Dans ce contexte, le projet de recherche « Staying on board » vise à mieux comprendre le rôle et les leviers d’action des entreprises formatrices dans la formation professionnelle, la socialisation organisationnelle et la rétention des apprenti.es ASSC. Initiée par Nathalie Delobbe, en collaboration avec Mathilde Bourrier, Professeure en Faculté des Sciences de la Société, il bénéficie du soutien du Secrétariat d’Etat à la Formation, à la Recherche et à l’Innovation (SEFRI) pour une durée de 4 ans. Il est articulé autour de trois questions de recherche :

1- Quels sont les processus psychosociaux par lesquels les apprenti-es ASSC développent un sentiment d'appartenance, d'engagement organisationnel et de loyauté à l'égard de l'entreprise formatrice ? Devenir ASSC implique la construction d'identités multiples, en tant que travailleur-euse exerçant une profession spécifique dans un contexte organisationnel particulier. C'est principalement cette dernière facette du processus de construction identitaire et de socialisation qui est examinée dans cette étude.
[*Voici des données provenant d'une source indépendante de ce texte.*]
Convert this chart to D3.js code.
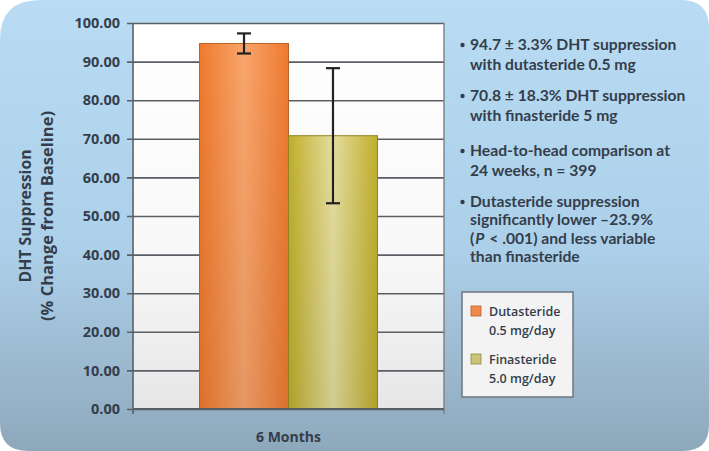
<!DOCTYPE html>
<html><head><meta charset="utf-8">
<script src="https://cdn.jsdelivr.net/npm/d3@7"></script>
<style>html,body{margin:0;padding:0;background:#fff;}svg{display:block;}</style>
</head><body>
<svg id="c" width="709" height="451"></svg>
<script>
const categories = ["6 Months"];
const seriesNames = ["Dutasteride", "Finasteride"];
const seriesSub = ["0.5 mg/day", "5.0 mg/day"];
const values = [94.7, 70.8];
const errors = [2.6, 17.5];
const yTicks = [0, 10, 20, 30, 40, 50, 60, 70, 80, 90, 100];
const bullets = [
  ["94.7 \u00b1 3.3% DHT suppression", "with dutasteride 0.5 mg"],
  ["70.8 \u00b1 18.3% DHT suppression", "with finasteride 5 mg"],
  ["Head-to-head comparison at", "24 weeks, n = 399"],
  ["Dutasteride suppression", "significantly lower \u201323.9%", "(P < .001) and less variable", "than finasteride"]
];

const svg = d3.select("#c");
const W = 709, H = 451;
const textCol = "#343e4b";
const font = "'Open Sans', sans-serif";
const bfont = "Lato, 'Open Sans', sans-serif";

const defs = svg.append("defs");
const bg = defs.append("linearGradient").attr("id","bg").attr("x1",0).attr("y1",0).attr("x2",0).attr("y2",1);
bg.append("stop").attr("offset","0%").attr("stop-color","#b9dcf4");
bg.append("stop").attr("offset","55%").attr("stop-color","#add0ea");
bg.append("stop").attr("offset","100%").attr("stop-color","#8ea8bb");
const pg = defs.append("linearGradient").attr("id","pg").attr("x1",0).attr("y1",0).attr("x2",0).attr("y2",1);
pg.append("stop").attr("offset","0%").attr("stop-color","#ffffff");
pg.append("stop").attr("offset","60%").attr("stop-color","#f8f8f8");
pg.append("stop").attr("offset","100%").attr("stop-color","#e6e6e6");
const barGrads = [
  ["#ef7a2e","#f9a56c","#ee7a30"],
  ["#bfae2a","#e4dd9e","#c0ae2c"]
];
barGrads.forEach((g,i)=>{
  const lg = defs.append("linearGradient").attr("id","bar"+i).attr("x1",0).attr("y1",0).attr("x2",1).attr("y2",0);
  lg.append("stop").attr("offset","0%").attr("stop-color",g[0]);
  lg.append("stop").attr("offset","50%").attr("stop-color",g[1]);
  lg.append("stop").attr("offset","100%").attr("stop-color",g[2]);
});
const shade = defs.append("linearGradient").attr("id","shade").attr("x1",0).attr("y1",0).attr("x2",0).attr("y2",1);
shade.append("stop").attr("offset","0%").attr("stop-color","#000").attr("stop-opacity",0);
shade.append("stop").attr("offset","100%").attr("stop-color","#000").attr("stop-opacity",0.08);

// background panel with rounded corners
const rTL=40, rTR=28, rBR=26, rBL=28;
svg.append("path")
  .attr("d",`M${rTL},0 H${W-rTR} Q${W},0 ${W},${rTR} V${H-rBR} Q${W},${H} ${W-rBR},${H} H${rBL} Q0,${H} 0,${H-rBL} V${rTL} Q0,0 ${rTL},0 Z`)
  .attr("fill","url(#bg)");

const m = {left:133, right:444, top:23, bottom:409};
const y = d3.scaleLinear().domain([0,100]).range([m.bottom, m.top]);
const x0 = d3.scaleBand().domain(categories).range([m.left, m.right]).paddingInner(0).paddingOuter(0.374);
const x1 = d3.scaleBand().domain(seriesNames).range([0, x0.bandwidth()]).padding(0);

// plot area
svg.append("rect").attr("x",m.left).attr("y",m.top).attr("width",m.right-m.left).attr("height",m.bottom-m.top)
  .attr("fill","url(#pg)");

// gridlines + ticks
const yAxis = d3.axisLeft(y).tickValues(yTicks).tickFormat(d3.format(".2f")).tickSize(-(m.right-m.left)).tickPadding(13);
const ga = svg.append("g").attr("transform",`translate(${m.left},0)`).call(yAxis);
ga.select(".domain").remove();
ga.selectAll(".tick line").attr("x1",-6).attr("stroke","#5a5f66").attr("stroke-width",1.6);
ga.selectAll(".tick text").attr("fill",textCol).style("font-family",font).style("font-size","14.5px").style("font-weight",700);

// left axis line, right border
svg.append("line").attr("x1",m.left).attr("x2",m.left).attr("y1",m.top).attr("y2",m.bottom+5).attr("stroke","#5a5f66").attr("stroke-width",1.6);
svg.append("line").attr("x1",m.right).attr("x2",m.right).attr("y1",m.top).attr("y2",m.bottom+5).attr("stroke","#7a7f86").attr("stroke-width",1.4);

// bars
const gBars = svg.append("g");
categories.forEach(cat=>{
  seriesNames.forEach((s,i)=>{
    const bx = x0(cat)+x1(s), bw = x1.bandwidth();
    gBars.append("rect").attr("x",bx).attr("y",y(values[i])).attr("width",bw).attr("height",y(0)-y(values[i]))
      .attr("fill","url(#bar"+i+")").attr("stroke", i===0?"#b8612a":"#8f8422").attr("stroke-width",1);
    gBars.append("rect").attr("x",bx).attr("y",y(values[i])).attr("width",bw).attr("height",y(0)-y(values[i]))
      .attr("fill","url(#shade)");
  });
});
// bottom axis line
svg.append("line").attr("x1",m.left).attr("x2",m.right).attr("y1",m.bottom).attr("y2",m.bottom).attr("stroke","#5a5f66").attr("stroke-width",1.8);

// error bars
categories.forEach(cat=>{
  seriesNames.forEach((s,i)=>{
    const cx = x0(cat)+x1(s)+x1.bandwidth()/2;
    const yt = y(values[i]+errors[i]), yb = y(values[i]-errors[i]);
    const g = svg.append("g").attr("stroke","#222").attr("stroke-width",2.2);
    g.append("line").attr("x1",cx).attr("x2",cx).attr("y1",yt).attr("y2",yb);
    g.append("line").attr("x1",cx-7).attr("x2",cx+7).attr("y1",yt).attr("y2",yt);
    g.append("line").attr("x1",cx-7).attr("x2",cx+7).attr("y1",yb).attr("y2",yb);
  });
});

// x label
categories.forEach(cat=>{
  svg.append("text").attr("x",x0(cat)+x0.bandwidth()/2).attr("y",442).attr("text-anchor","middle")
    .attr("fill",textCol).style("font-family",font).style("font-size","14px").style("font-weight",700).text(cat);
});

// y title
const yt = svg.append("text").attr("transform","translate(0,216) rotate(-90)").attr("text-anchor","middle")
  .attr("fill",textCol).style("font-family",font).style("font-size","15.5px").style("font-weight",700);
yt.append("tspan").attr("x",0).attr("y",31).attr("textLength",133).attr("lengthAdjust","spacingAndGlyphs").text("DHT Suppression");
yt.append("tspan").attr("x",0).attr("y",53).attr("textLength",210).attr("lengthAdjust","spacingAndGlyphs").text("(% Change from Baseline)");

// bullets
const lineYs = [[50,70],[101,121],[156,176],[207,225,244,262]];
bullets.forEach((b,bi)=>{
  b.forEach((ln,li)=>{
    const t = svg.append("text").attr("x",470).attr("y",lineYs[bi][li]).attr("fill",textCol)
      .style("font-family",bfont).style("font-size","15.7px").style("font-weight",700);
    if(li===0) svg.append("circle").attr("cx",462.5).attr("cy",lineYs[bi][li]-5).attr("r",2.2).attr("fill",textCol);
    if(ln.startsWith("(P")){
      t.append("tspan").text("(");
      t.append("tspan").attr("dx",1).style("font-style","italic").text("P");
      t.append("tspan").attr("dx",1).text(ln.slice(2));
    } else t.text(ln);
  });
});

// legend
const lg = svg.append("g");
lg.append("rect").attr("x",462).attr("y",292).attr("width",111).attr("height",105)
  .attr("fill","#f3f3f3").attr("stroke","#6f767e").attr("stroke-width",1.5);
const swCol = ["#f08a4c","#c9c477"];
const swStroke = ["#b8612a","#8f8a45"];
seriesNames.forEach((s,i)=>{
  const yy = 306 + i*48;
  lg.append("rect").attr("x",471).attr("y",yy).attr("width",10).attr("height",10).attr("fill",swCol[i]).attr("stroke",swStroke[i]).attr("stroke-width",0.8);
  lg.append("text").attr("x",489).attr("y",yy+10).attr("fill",textCol).style("font-family",font).style("font-size","12.5px").style("font-weight",600).text(s);
  lg.append("text").attr("x",489).attr("y",yy+29).attr("fill",textCol).style("font-family",font).style("font-size","12.5px").style("font-weight",600).text(seriesSub[i]);
});
</script>
</body></html>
2- Comment les ressources et l'environnement mis en place dans l'entreprise formatrice peuvent-ils contribuer à socialiser et retenir les apprenti-es ? L'étude analyse les caractéristiques du système de formation sur le lieu de travail qui, au-delà du plan formel de formation, contribuent aussi au développement de l'engagement organisationnel et la loyauté des apprenti-es ASSC.
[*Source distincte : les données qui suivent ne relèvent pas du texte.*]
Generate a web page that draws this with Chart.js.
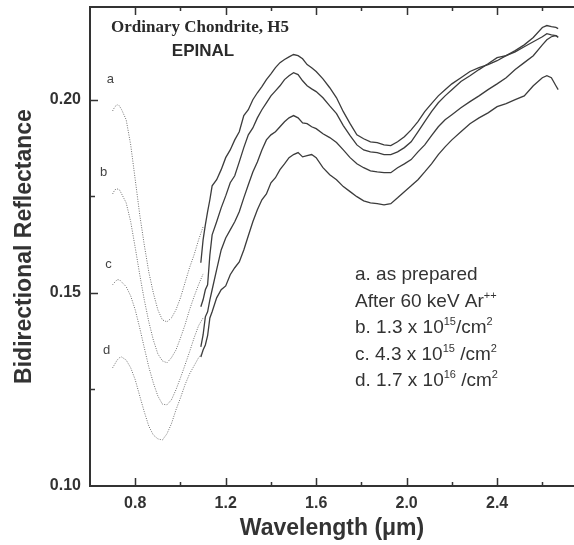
<!DOCTYPE html>
<html>
<head>
<meta charset="utf-8">
<script src="https://cdn.jsdelivr.net/npm/chart.js@4.4.1/dist/chart.umd.min.js"></script>
<style>
  html, body { margin: 0; padding: 0; background: #fff; overflow: hidden; }
  #wrap { width: 574px; height: 545px; }
</style>
</head>
<body>
<div id="wrap"><canvas id="spectra" width="574" height="545"></canvas></div>
<script>
// wavelength grids (um): dotted = visible spectrometer, solid = near-IR spectrometer
const visWavelength = [0.70, 0.71, 0.72, 0.73, 0.74, 0.76, 0.78, 0.80, 0.82, 0.84,
    0.86, 0.88, 0.90, 0.92, 0.94, 0.96, 0.98, 1.00, 1.02, 1.04, 1.06, 1.08, 1.10];
const nirWavelength = [1.09, 1.10, 1.11, 1.12, 1.13, 1.14, 1.16, 1.18, 1.20, 1.22,
    1.24, 1.26, 1.28, 1.30, 1.32, 1.34, 1.36, 1.38, 1.40, 1.42,
    1.44, 1.46, 1.48, 1.50, 1.52, 1.54, 1.56, 1.58, 1.60, 1.63,
    1.66, 1.69, 1.72, 1.75, 1.78, 1.81, 1.84, 1.87, 1.90, 1.93,
    1.96, 1.99, 2.02, 2.05, 2.08, 2.11, 2.14, 2.17, 2.20, 2.24,
    2.28, 2.32, 2.36, 2.40, 2.44, 2.48, 2.52, 2.56, 2.60, 2.62,
    2.64, 2.66, 2.67];

// a. as prepared
const aVis = [0.1971, 0.1982, 0.1987, 0.1984, 0.1974, 0.1948, 0.1883, 0.1793, 0.1702, 0.1624,
    0.1554, 0.1500, 0.1456, 0.1430, 0.1425, 0.1435, 0.1456, 0.1487, 0.1526, 0.1565,
    0.1598, 0.1637, 0.1671];
const aNir = [0.1578, 0.1637, 0.1676, 0.1710, 0.1741, 0.1777, 0.1793, 0.1819, 0.1850, 0.1870,
    0.1896, 0.1917, 0.1959, 0.1974, 0.2000, 0.2018, 0.2034, 0.2052, 0.2067, 0.2083,
    0.2096, 0.2104, 0.2111, 0.2117, 0.2114, 0.2106, 0.2091, 0.2083, 0.2073, 0.2054,
    0.2031, 0.2005, 0.1969, 0.1938, 0.1909, 0.1899, 0.1891, 0.1889, 0.1883, 0.1881,
    0.1891, 0.1904, 0.1922, 0.1943, 0.1969, 0.1990, 0.2010, 0.2026, 0.2041, 0.2057,
    0.2073, 0.2083, 0.2091, 0.2101, 0.2114, 0.2127, 0.2142, 0.2161, 0.2187, 0.2192,
    0.2189, 0.2187, 0.2184];

// b. 1.3e15 /cm2
const bVis = [0.1756, 0.1767, 0.1769, 0.1767, 0.1756, 0.1733, 0.1684, 0.1617, 0.1547, 0.1482,
    0.1425, 0.1378, 0.1342, 0.1324, 0.1319, 0.1332, 0.1352, 0.1383, 0.1417, 0.1456,
    0.1490, 0.1521, 0.1549];
const bNir = [0.1464, 0.1482, 0.1508, 0.1521, 0.1598, 0.1650, 0.1684, 0.1720, 0.1751, 0.1785,
    0.1803, 0.1839, 0.1876, 0.1909, 0.1927, 0.1953, 0.1974, 0.1992, 0.2010, 0.2023,
    0.2036, 0.2052, 0.2062, 0.2070, 0.2065, 0.2049, 0.2036, 0.2028, 0.2021, 0.2005,
    0.1984, 0.1964, 0.1933, 0.1907, 0.1883, 0.1870, 0.1865, 0.1863, 0.1858, 0.1858,
    0.1865, 0.1876, 0.1891, 0.1917, 0.1943, 0.1969, 0.1992, 0.2010, 0.2026, 0.2047,
    0.2062, 0.2078, 0.2093, 0.2109, 0.2114, 0.2124, 0.2137, 0.2150, 0.2163, 0.2171,
    0.2168, 0.2166, 0.2161];

// c. 4.3e15 /cm2
const cVis = [0.1521, 0.1528, 0.1534, 0.1534, 0.1528, 0.1516, 0.1492, 0.1456, 0.1409, 0.1358,
    0.1308, 0.1267, 0.1233, 0.1212, 0.1210, 0.1223, 0.1249, 0.1280, 0.1313, 0.1347,
    0.1383, 0.1415, 0.1435];
const cNir = [0.1360, 0.1391, 0.1438, 0.1451, 0.1482, 0.1508, 0.1560, 0.1611, 0.1642, 0.1663,
    0.1684, 0.1710, 0.1746, 0.1780, 0.1813, 0.1839, 0.1870, 0.1896, 0.1909, 0.1917,
    0.1930, 0.1943, 0.1953, 0.1959, 0.1953, 0.1940, 0.1938, 0.1930, 0.1925, 0.1912,
    0.1902, 0.1889, 0.1870, 0.1850, 0.1834, 0.1824, 0.1816, 0.1813, 0.1811, 0.1811,
    0.1824, 0.1834, 0.1845, 0.1865, 0.1883, 0.1907, 0.1930, 0.1948, 0.1961, 0.1979,
    0.1995, 0.2010, 0.2026, 0.2041, 0.2057, 0.2078, 0.2096, 0.2114, 0.2142, 0.2155,
    0.2163, 0.2166, 0.2163];

// d. 1.7e16 /cm2
const dVis = [0.1306, 0.1316, 0.1326, 0.1332, 0.1334, 0.1326, 0.1306, 0.1275, 0.1233, 0.1192,
    0.1155, 0.1132, 0.1122, 0.1119, 0.1135, 0.1161, 0.1197, 0.1228, 0.1262, 0.1290,
    0.1311, 0.1332, 0.1347];
const dNir = [0.1334, 0.1352, 0.1365, 0.1389, 0.1435, 0.1451, 0.1487, 0.1508, 0.1518, 0.1547,
    0.1565, 0.1580, 0.1611, 0.1648, 0.1684, 0.1715, 0.1741, 0.1756, 0.1785, 0.1798,
    0.1819, 0.1834, 0.1850, 0.1858, 0.1863, 0.1852, 0.1855, 0.1858, 0.1850, 0.1824,
    0.1806, 0.1793, 0.1775, 0.1762, 0.1749, 0.1738, 0.1733, 0.1731, 0.1728, 0.1731,
    0.1746, 0.1762, 0.1777, 0.1793, 0.1813, 0.1834, 0.1858, 0.1878, 0.1896, 0.1917,
    0.1938, 0.1953, 0.1966, 0.1982, 0.1990, 0.2000, 0.2010, 0.2036, 0.2057, 0.2062,
    0.2057, 0.2036, 0.2026];

const xMajorTicks = [0.8, 1.2, 1.6, 2.0, 2.4];
const yMajorTicks = [0.10, 0.15, 0.20];
const xTickValues = [0.6, 0.8, 1.0, 1.2, 1.4, 1.6, 1.8, 2.0, 2.2, 2.4, 2.6];
const yTickValues = [0.10, 0.125, 0.15, 0.175, 0.20];

// curve letters, placed in data coordinates
const curveLabels = ['a', 'b', 'c', 'd'];
const curveLabelX = [0.690, 0.660, 0.682, 0.673];
const curveLabelY = [0.2052, 0.1811, 0.1573, 0.1350];

const INK = '#333333';
const SANS = '"Liberation Sans", Arial, Helvetica, sans-serif';

const pairs = (xs, ys) => xs.map((x, i) => ({ x: x, y: ys[i] }));
const isMajor = (v, list) => list.some(m => Math.abs(m - v) < 1e-6);
const noPad = s => { s.paddingTop = 0; s.paddingBottom = 0; s.paddingLeft = 0; s.paddingRight = 0; };

const visStyle = { borderColor: '#6e6e6e', borderWidth: 1, borderDash: [1, 1.4], pointRadius: 0, tension: 0 };
const nirStyle = { borderColor: '#3c3c3c', borderWidth: 1.3, pointRadius: 0, tension: 0 };

// draws a line of text with superscript parts
function drawRich(ctx, parts, x, y, size) {
    let cx = x;
    parts.forEach(p => {
        const sup = p[1];
        ctx.font = (sup ? Math.round(size * 0.58) : size) + 'px ' + SANS;
        ctx.fillText(p[0], cx, sup ? y - size * 0.42 : y);
        cx += ctx.measureText(p[0]).width;
    });
}

const annotations = {
    id: 'annotations',
    afterDraw(chart) {
        const { ctx, chartArea: area, scales } = chart;
        const x = scales.x, y = scales.y;
        ctx.save();

        // inward tick marks on bottom, top and left axes
        ctx.strokeStyle = INK;
        ctx.lineWidth = 1.5;
        ctx.beginPath();
        x.ticks.forEach(t => {
            const px = Math.round(x.getPixelForValue(t.value)) + 0.5;
            if (px <= area.left + 2 || px >= area.right) return;
            const len = isMajor(t.value, xMajorTicks) ? 8 : 4;
            ctx.moveTo(px, area.bottom);
            ctx.lineTo(px, area.bottom - len);
            ctx.moveTo(px, area.top);
            ctx.lineTo(px, area.top + len);
        });
        y.ticks.forEach(t => {
            const py = Math.round(y.getPixelForValue(t.value)) + 0.5;
            if (py >= area.bottom - 2 || py <= area.top) return;
            const len = isMajor(t.value, yMajorTicks) ? 8 : 5;
            ctx.moveTo(area.left, py);
            ctx.lineTo(area.left + len, py);
        });
        ctx.stroke();

        // sample name
        ctx.fillStyle = '#2a2a2a';
        ctx.textAlign = 'center';
        ctx.textBaseline = 'alphabetic';
        ctx.font = 'bold 17px "Liberation Serif", "Times New Roman", serif';
        ctx.fillText('Ordinary Chondrite, H5', 200, 32);
        ctx.font = 'bold 17px ' + SANS;
        ctx.fillText('EPINAL', 203, 56);

        // curve letters
        ctx.fillStyle = '#444';
        ctx.font = '13px ' + SANS;
        ctx.textBaseline = 'middle';
        curveLabels.forEach((lab, i) => {
            ctx.fillText(lab, x.getPixelForValue(curveLabelX[i]), y.getPixelForValue(curveLabelY[i]));
        });

        // key
        ctx.fillStyle = INK;
        ctx.textAlign = 'left';
        ctx.textBaseline = 'alphabetic';
        const keyLines = [
            [['a. as prepared', false]],
            [['After 60 keV Ar', false], ['++', true]],
            [['b. 1.3 x 10', false], ['15', true], ['/cm', false], ['2', true]],
            [['c. 4.3 x 10', false], ['15', true], [' /cm', false], ['2', true]],
            [['d. 1.7 x 10', false], ['16', true], [' /cm', false], ['2', true]]
        ];
        keyLines.forEach((parts, i) => drawRich(ctx, parts, 355, 280 + i * 26.5, 19));

        ctx.restore();
    }
};

const ctx = document.getElementById('spectra').getContext('2d');
const chart = new Chart(ctx, {
    type: 'line',
    data: {
        datasets: [
            { ...visStyle, data: pairs(visWavelength, aVis) },
            { ...visStyle, data: pairs(visWavelength, bVis) },
            { ...visStyle, data: pairs(visWavelength, cVis) },
            { ...visStyle, data: pairs(visWavelength, dVis) },
            { ...nirStyle, data: pairs(nirWavelength, aNir) },
            { ...nirStyle, data: pairs(nirWavelength, bNir) },
            { ...nirStyle, data: pairs(nirWavelength, cNir) },
            { ...nirStyle, data: pairs(nirWavelength, dNir) },
        ],
    },
    options: {
        responsive: false,
        animation: false,
        layout: { padding: 0 },
        plugins: {
            legend: { display: false },
            tooltip: { enabled: false },
        },
        scales: {
            x: {
                type: 'linear',
                position: 'bottom',
                min: 0.6,
                max: 2.74,
                afterBuildTicks: s => { s.ticks = xTickValues.map(v => ({ value: v })); },
                afterFit: s => { s.height = 59; noPad(s); },
                grid: { display: false, drawTicks: false },
                border: { display: true, color: INK, width: 2 },
                ticks: {
                    autoSkip: false,
                    maxRotation: 0,
                    padding: 8,
                    color: INK,
                    font: { family: SANS, size: 16, weight: 'bold' },
                    callback: v => isMajor(v, xMajorTicks) ? v.toFixed(1) : '',
                },
                title: {
                    display: true,
                    text: 'Wavelength (\u03bcm)',
                    color: INK,
                    padding: { top: 0, bottom: 3 },
                    font: { family: SANS, size: 23, weight: 'bold' },
                },
            },
            xTop: {
                type: 'linear',
                position: 'top',
                min: 0.6,
                max: 2.74,
                afterFit: s => { s.height = 7; noPad(s); },
                grid: { display: false, drawTicks: false },
                border: { display: true, color: INK, width: 2 },
                ticks: { display: false },
            },
            y: {
                type: 'linear',
                position: 'left',
                min: 0.10,
                max: 0.224,
                afterBuildTicks: s => { s.ticks = yTickValues.map(v => ({ value: v })); },
                afterFit: s => { s.width = 90; noPad(s); },
                grid: { display: false, drawTicks: false },
                border: { display: true, color: INK, width: 2 },
                ticks: {
                    autoSkip: false,
                    padding: 9,
                    color: INK,
                    font: { family: SANS, size: 16, weight: 'bold' },
                    callback: v => isMajor(v, yMajorTicks) ? v.toFixed(2) : '',
                },
                title: {
                    display: true,
                    text: 'Bidirectional Reflectance',
                    color: INK,
                    padding: { top: 11, bottom: 0 },
                    font: { family: SANS, size: 23, weight: 'bold' },
                },
            },
        },
    },
    plugins: [annotations],
});
</script>
</body>
</html>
3- Existe-t-il des variations entre les secteurs de la santé, en matière de processus de socialisation et d'environnement de formation pour les apprenti-es ASSC, qui pourraient expliquer pourquoi certains secteurs sont plus attractifs que d'autres pour les jeunes diplômé-es ? Pour répondre à cette question, trois contextes organisationnels distincts seront comparés : les établissements de soins à domicile, les maisons de soins infirmiers de longue durée et les hôpitaux de soins de courte durée.

A partir des connaissances scientifiques existantes sur la socialisation organisationnelle et sur les facteurs de qualité de la formation duale, ce projet mobilise une méthodologie mixte combinant une démarche qualitative inductive et une enquête quantitative à visée confirmatoire. Des études de cas compréhensives sont en cours de réalisation au sein de neuf institutions formatrices dans les cantons de Genève, de Vaud et de Berne et actives dans les trois segments étudiés (EMS, soins à domicile, hôpitaux de soins aigus) pour identifier les facteurs et leviers de socialisation et de rétention des apprenti.es ASSC. Ces études de cas combinent des journées d'observation et des entretiens approfondis avec une vingtaine d’apprenti.es ASSC et sont complétées par des focus groupes et des entretiens avec les acteurs des entreprises formatrices et du secteur.  Dans un second temps, une enquête quantitative testera à plus large échelle la robustesse et la généralisation des propositions émergeant des études de cas qualitatives. Environ 800 apprenti-es, contacté-es via les écoles de formation professionnelle, seront invité-es à remplir deux questionnaires, l'un pendant leur dernière année de formation et l'autre trois mois après l'obtention de leur diplôme.

En identifiant les leviers mobilisables pour améliorer la rétention des jeunes diplômé-es ASSC dans le métier et dans l’entreprise formatrice, cette étude contribuera aussi à promouvoir une approche globale de l'environnement d'apprentissage en entreprise auprès des concepteurs et des gestionnaires de la formation et à élargir le spectre des indicateurs pris en compte par les autorités publiques et les institutions de recherche lors du suivi de la qualité du système suisse de formation professionnelle.

Dans le souci de bénéficier avant tout aux entreprises formatrices et aux acteurs de terrain de la formation professionnelle dans le secteur de la santé, cette étude repose sur un travail partenarial entre université et milieux professionnels. Cette démarche partenariale implique les entreprises formatrices et écoles de formation professionnelle participantes dans le pilotage de la recherche et la valorisation pratique des résultats. Elle permettra de diffuser et discuter plus largement les résultats dans les milieux professionnels, pour nourrir concrètement les pratiques de formation en entreprise.


[1] Trede, I., Grønning, M., Pregaldini, D., Kriesi, I., Schweri, J., & Baumeler, C. (2017). Assistant-e en soins et santé communautaire - Emploi de rêve ou étape intermédiaire? Derniers résultats de l'étude sur les parcours de formation et les parcours professionnels des personnes ayant accompli l'apprentissage d'ASSC. Zollikofen, Berne: Institut fédéral des hautes études en formation professionnelle IFFP et OdASanté.